Una de las últimas portadas de la centenaria revista The New Yorker muestra a los padres fundadores de Estados Unidos siendo expulsados de sus despachos con sus pertenencias en cajas, una ilustración del periodo convulso que vive la democracia estadounidense.
La prestigiosa revista neoyorquina cumple cien años en pleno regreso de Donald Trump al poder y pretende seguir dejando huella con su rigor informativo y su cuidada edición de los textos que publica.
Cuatro ediciones de aniversario, siete exposiciones en Nueva York y un documental en preparación para Netflix acompañarán el centenario del semanario a lo largo de este año.
La revista es conocida por sus portadas, que convierten cada edición en una pequeña obra de arte.
La crisis de la prensa “también nos afecta”, pero “soy tozuda y veo el futuro con mucha confianza y esperanza”, dice la directora artística de la revista, Françoise Mouly, que desde 1993 está detrás de las portadas del semanario.
“Hay algunos ámbitos en los que lo digital no puede sustituir al papel: los libros para niños, los cómics y el New Yorker”, dice esta francesa rodeada de las portadas que han dado fama a la revista, expuestas en el centro cultural francés, la Alianza de Nueva York.
Ya sean escenas urbanas cómicas o poéticas o viñetas más políticas sobre el matrimonio de personas del mismo sexo, la violencia de las armas o las tensiones étnicas, las portadas deben “perdurar”.
“Si las miramos dentro de 30 años, deberíamos seguir entendiéndolas”, dice.
“A sangre fría”
A lo largo de más de 5.000 números, la revista ha publicado obras maestras de la literatura como “A sangre fría” (1965) de Truman Capote. Y suscitado el debate cuando James Baldwin escribió sobre las relaciones entre blancos y negros en Estados Unidos. Son algunos de los grandes escritores, junto con Ernest Hemingway, J.D. Salinger o Susan Sontag, que salieron en sus páginas.
La revista también ha marcado algunos de los mejores momentos del periodismo: desde su número dedicado íntegramente al reportaje de John Hersey sobre las consecuencias de la bomba atómica sobre Hiroshima aparecido en 1946, hasta el juicio del criminal nazi Adolf Eichmann en Jerusalén, cubierto por la filósofa Hannah Arendt.
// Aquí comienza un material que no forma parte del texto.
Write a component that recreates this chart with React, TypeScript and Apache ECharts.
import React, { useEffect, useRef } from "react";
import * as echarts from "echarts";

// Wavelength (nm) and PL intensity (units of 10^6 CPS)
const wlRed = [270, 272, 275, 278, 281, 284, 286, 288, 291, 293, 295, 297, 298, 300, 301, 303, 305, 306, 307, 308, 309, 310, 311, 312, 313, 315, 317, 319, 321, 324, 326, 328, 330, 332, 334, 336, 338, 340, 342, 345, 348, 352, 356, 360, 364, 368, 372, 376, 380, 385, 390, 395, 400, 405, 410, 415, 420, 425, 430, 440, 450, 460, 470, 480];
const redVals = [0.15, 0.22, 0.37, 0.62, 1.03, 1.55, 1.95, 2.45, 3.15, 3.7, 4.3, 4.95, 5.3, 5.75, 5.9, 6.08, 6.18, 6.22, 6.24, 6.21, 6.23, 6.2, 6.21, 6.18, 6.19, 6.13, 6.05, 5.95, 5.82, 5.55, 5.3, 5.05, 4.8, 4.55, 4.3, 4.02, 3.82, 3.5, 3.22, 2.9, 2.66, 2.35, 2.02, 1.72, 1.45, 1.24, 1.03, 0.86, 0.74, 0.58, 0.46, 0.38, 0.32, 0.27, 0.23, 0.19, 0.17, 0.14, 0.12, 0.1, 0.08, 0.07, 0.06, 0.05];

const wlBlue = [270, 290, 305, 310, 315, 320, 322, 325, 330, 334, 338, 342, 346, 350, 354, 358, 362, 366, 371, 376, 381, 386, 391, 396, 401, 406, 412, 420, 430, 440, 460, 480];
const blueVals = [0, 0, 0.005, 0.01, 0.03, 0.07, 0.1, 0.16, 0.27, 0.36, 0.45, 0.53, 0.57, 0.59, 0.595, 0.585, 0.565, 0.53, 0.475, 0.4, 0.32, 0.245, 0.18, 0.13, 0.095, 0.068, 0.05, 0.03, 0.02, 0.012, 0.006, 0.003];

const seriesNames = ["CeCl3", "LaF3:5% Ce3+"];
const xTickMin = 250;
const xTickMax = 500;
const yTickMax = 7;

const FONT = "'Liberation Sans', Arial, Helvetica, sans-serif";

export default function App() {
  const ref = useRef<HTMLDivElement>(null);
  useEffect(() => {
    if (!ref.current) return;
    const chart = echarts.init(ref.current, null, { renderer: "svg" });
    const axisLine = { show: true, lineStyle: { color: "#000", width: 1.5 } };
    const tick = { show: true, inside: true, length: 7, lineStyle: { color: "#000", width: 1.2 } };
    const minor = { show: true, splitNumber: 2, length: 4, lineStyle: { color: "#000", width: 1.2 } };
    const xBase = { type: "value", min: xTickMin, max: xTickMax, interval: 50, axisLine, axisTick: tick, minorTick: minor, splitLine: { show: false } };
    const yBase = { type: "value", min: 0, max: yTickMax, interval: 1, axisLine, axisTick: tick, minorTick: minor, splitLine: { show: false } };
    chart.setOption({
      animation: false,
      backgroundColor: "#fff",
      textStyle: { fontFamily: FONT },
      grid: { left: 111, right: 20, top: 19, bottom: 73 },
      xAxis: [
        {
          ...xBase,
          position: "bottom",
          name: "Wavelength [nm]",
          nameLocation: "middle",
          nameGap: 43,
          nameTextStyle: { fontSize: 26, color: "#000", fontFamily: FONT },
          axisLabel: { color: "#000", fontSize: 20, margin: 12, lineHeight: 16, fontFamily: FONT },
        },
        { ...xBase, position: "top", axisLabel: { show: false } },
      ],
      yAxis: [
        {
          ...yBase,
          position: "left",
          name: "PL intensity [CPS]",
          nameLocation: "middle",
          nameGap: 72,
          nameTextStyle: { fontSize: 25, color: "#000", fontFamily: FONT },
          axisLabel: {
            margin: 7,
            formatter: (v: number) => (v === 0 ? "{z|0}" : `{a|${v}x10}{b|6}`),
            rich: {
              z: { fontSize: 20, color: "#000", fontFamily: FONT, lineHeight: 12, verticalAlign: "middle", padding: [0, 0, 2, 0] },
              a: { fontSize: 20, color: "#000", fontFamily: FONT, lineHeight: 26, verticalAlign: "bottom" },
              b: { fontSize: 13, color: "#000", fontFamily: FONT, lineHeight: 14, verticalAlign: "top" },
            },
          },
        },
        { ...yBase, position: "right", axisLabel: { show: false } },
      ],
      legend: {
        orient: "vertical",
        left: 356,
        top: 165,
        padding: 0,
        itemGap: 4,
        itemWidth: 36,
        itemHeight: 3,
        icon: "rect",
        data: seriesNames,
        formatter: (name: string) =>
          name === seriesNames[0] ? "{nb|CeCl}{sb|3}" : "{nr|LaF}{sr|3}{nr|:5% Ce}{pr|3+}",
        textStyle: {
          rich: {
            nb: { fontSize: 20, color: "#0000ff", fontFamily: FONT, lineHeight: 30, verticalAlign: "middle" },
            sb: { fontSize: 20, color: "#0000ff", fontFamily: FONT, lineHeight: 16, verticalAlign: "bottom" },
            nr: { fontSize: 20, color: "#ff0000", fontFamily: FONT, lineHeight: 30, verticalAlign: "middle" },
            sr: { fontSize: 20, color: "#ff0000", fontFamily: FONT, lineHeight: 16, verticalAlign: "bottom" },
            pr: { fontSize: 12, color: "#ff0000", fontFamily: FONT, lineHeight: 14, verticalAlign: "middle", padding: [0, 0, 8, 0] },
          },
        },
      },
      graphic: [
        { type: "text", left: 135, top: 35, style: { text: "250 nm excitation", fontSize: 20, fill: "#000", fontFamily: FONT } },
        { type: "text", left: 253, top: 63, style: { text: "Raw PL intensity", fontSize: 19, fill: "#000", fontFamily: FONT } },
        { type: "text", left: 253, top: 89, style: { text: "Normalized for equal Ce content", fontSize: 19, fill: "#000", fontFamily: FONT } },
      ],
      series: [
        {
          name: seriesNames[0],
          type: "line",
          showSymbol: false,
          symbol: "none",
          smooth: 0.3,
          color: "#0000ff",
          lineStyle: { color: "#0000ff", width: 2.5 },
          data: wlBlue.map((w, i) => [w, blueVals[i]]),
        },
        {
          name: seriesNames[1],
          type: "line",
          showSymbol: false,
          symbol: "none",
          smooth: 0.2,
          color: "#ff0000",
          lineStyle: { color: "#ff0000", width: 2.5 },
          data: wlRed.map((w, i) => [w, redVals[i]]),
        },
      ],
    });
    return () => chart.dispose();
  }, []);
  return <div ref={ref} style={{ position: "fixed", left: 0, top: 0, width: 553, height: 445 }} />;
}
Más recientemente, el New Yorker recibió el premio Pulitzer por la investigación de Ronan Farrow sobre el productor de cine Harvey Weinstein, que propulsó el movimiento #MeToo.
Fueron “obras notables que realmente cambiaron el curso de la historia de Estados Unidos, y no solo del periodismo estadounidense”, afirma Julie Golia, comisaria de la exposición “A Century of The New Yorker” en la Biblioteca Pública de Nueva York.
Este no era el objetivo inicial del periódico cuando publicó su primer número el 21 de febrero de 1925.
En plena edad de oro del jazz, en la euforia de la posguerra y antes de la Gran Depresión, sus fundadores, la pareja de periodistas Harold Ross y Jane Grant, querían “una revista llena de ingenio y cosmopolitismo, una revista urbana, pero que no se tomara a sí misma demasiado en serio”, explica la historiadora a la AFP.
Cien años después, cuenta con 1,3 millones de suscriptores, la mayoría de ellos en sus ediciones digital y en papel.
Es una de las cabeceras clave del grupo mediático Condé Nast (Vogue, Vanity Fair, GQ), que la compró en 1985.
A pesar de su etiqueta elitista, la revista, de tendencia izquierdista, se ha adaptado a la era digital y depende más de las suscripciones que de los ingresos publicitarios, explicó recientemente en un programa de radio su redactor jefe, David Remnick, en el cargo desde 1998.
“Es mucho más que las páginas que la gente recibe por correo. Es un sitio web, pódcasts y un festival cultural” en otoño, añade Julie Golia. “Es una marca de increíble éxito”, afirma.
Una marca cuyos dibujos pueden encontrarse en rompecabezas y carteles, y que puede verse en bolsas de tela colgadas de muchos hombros por las calles de Nueva York.